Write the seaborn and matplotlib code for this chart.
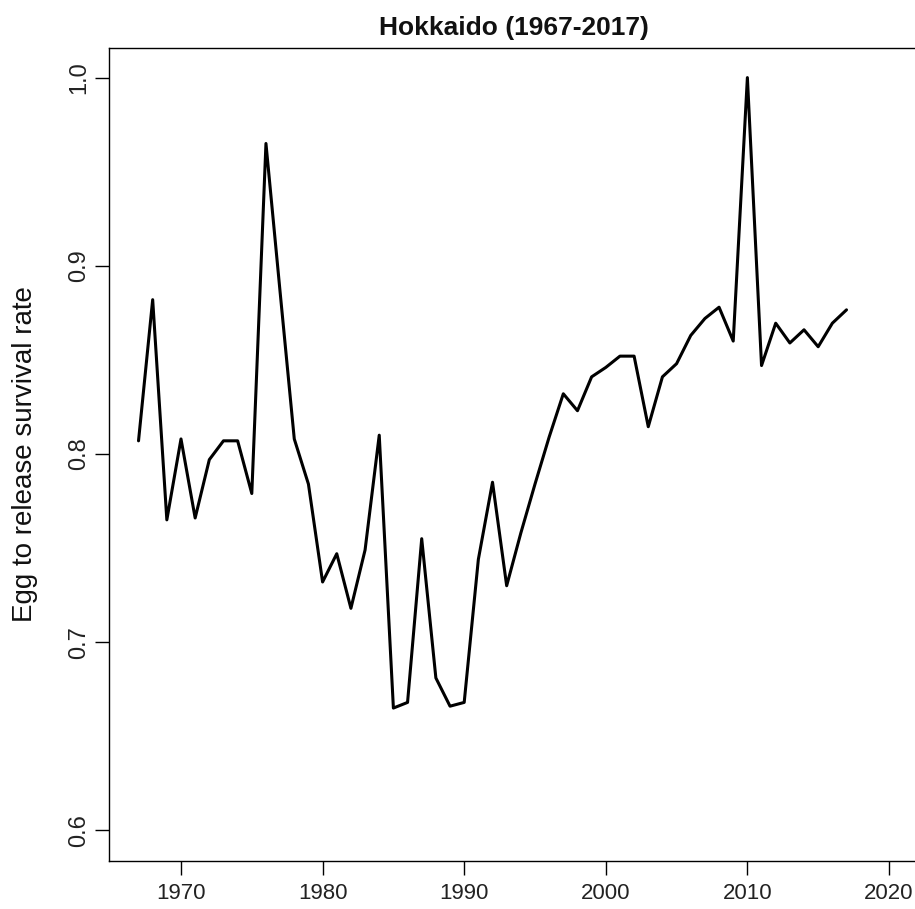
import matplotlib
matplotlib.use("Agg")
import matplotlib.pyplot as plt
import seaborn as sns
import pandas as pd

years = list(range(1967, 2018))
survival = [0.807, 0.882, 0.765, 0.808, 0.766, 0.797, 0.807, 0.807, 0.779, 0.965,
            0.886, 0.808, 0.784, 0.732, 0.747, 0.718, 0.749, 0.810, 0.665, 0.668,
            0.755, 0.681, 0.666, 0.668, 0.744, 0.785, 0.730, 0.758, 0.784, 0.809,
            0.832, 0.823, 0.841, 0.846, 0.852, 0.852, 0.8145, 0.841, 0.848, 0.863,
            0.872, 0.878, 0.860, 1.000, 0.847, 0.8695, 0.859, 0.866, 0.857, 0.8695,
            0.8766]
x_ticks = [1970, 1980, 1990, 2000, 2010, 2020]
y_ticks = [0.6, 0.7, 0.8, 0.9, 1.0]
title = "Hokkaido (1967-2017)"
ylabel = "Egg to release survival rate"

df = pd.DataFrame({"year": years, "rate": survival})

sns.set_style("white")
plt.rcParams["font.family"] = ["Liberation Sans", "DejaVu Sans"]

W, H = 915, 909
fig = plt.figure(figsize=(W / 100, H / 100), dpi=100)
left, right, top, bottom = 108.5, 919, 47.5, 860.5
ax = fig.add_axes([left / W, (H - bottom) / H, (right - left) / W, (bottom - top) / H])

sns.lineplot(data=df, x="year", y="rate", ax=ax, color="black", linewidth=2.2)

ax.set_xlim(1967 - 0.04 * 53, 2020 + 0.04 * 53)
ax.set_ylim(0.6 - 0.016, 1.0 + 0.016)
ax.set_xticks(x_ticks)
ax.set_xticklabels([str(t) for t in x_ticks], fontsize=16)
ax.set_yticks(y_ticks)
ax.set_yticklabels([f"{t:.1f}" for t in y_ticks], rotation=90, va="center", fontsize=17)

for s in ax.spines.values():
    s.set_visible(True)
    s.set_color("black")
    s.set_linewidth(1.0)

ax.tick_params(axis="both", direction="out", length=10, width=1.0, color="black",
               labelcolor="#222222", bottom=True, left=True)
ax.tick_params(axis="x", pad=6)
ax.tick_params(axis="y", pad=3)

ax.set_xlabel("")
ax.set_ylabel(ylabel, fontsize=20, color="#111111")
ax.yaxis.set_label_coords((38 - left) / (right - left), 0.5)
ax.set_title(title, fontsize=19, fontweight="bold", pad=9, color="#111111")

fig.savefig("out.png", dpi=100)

○ ○ ○

Give back every line exactly as it stands, pictures excluded.

> _TASK OUTPUT_:
Write the seaborn and matplotlib code for this chart.
import matplotlib
matplotlib.use("Agg")
import matplotlib.pyplot as plt
import seaborn as sns
import pandas as pd

years = list(range(1967, 2018))
survival = [0.807, 0.882, 0.765, 0.808, 0.766, 0.797, 0.807, 0.807, 0.779, 0.965,
            0.886, 0.808, 0.784, 0.732, 0.747, 0.718, 0.749, 0.810, 0.665, 0.668,
            0.755, 0.681, 0.666, 0.668, 0.744, 0.785, 0.730, 0.758, 0.784, 0.809,
            0.832, 0.823, 0.841, 0.846, 0.852, 0.852, 0.8145, 0.841, 0.848, 0.863,
            0.872, 0.878, 0.860, 1.000, 0.847, 0.8695, 0.859, 0.866, 0.857, 0.8695,
            0.8766]
x_ticks = [1970, 1980, 1990, 2000, 2010, 2020]
y_ticks = [0.6, 0.7, 0.8, 0.9, 1.0]
title = "Hokkaido (1967-2017)"
ylabel = "Egg to release survival rate"

df = pd.DataFrame({"year": years, "rate": survival})

sns.set_style("white")
plt.rcParams["font.family"] = ["Liberation Sans", "DejaVu Sans"]

W, H = 915, 909
fig = plt.figure(figsize=(W / 100, H / 100), dpi=100)
left, right, top, bottom = 108.5, 919, 47.5, 860.5
ax = fig.add_axes([left / W, (H - bottom) / H, (right - left) / W, (bottom - top) / H])

sns.lineplot(data=df, x="year", y="rate", ax=ax, color="black", linewidth=2.2)

ax.set_xlim(1967 - 0.04 * 53, 2020 + 0.04 * 53)
ax.set_ylim(0.6 - 0.016, 1.0 + 0.016)
ax.set_xticks(x_ticks)
ax.set_xticklabels([str(t) for t in x_ticks], fontsize=16)
ax.set_yticks(y_ticks)
ax.set_yticklabels([f"{t:.1f}" for t in y_ticks], rotation=90, va="center", fontsize=17)

for s in ax.spines.values():
    s.set_visible(True)
    s.set_color("black")
    s.set_linewidth(1.0)

ax.tick_params(axis="both", direction="out", length=10, width=1.0, color="black",
               labelcolor="#222222", bottom=True, left=True)
ax.tick_params(axis="x", pad=6)
ax.tick_params(axis="y", pad=3)

ax.set_xlabel("")
ax.set_ylabel(ylabel, fontsize=20, color="#111111")
ax.yaxis.set_label_coords((38 - left) / (right - left), 0.5)
ax.set_title(title, fontsize=19, fontweight="bold", pad=9, color="#111111")

fig.savefig("out.png", dpi=100)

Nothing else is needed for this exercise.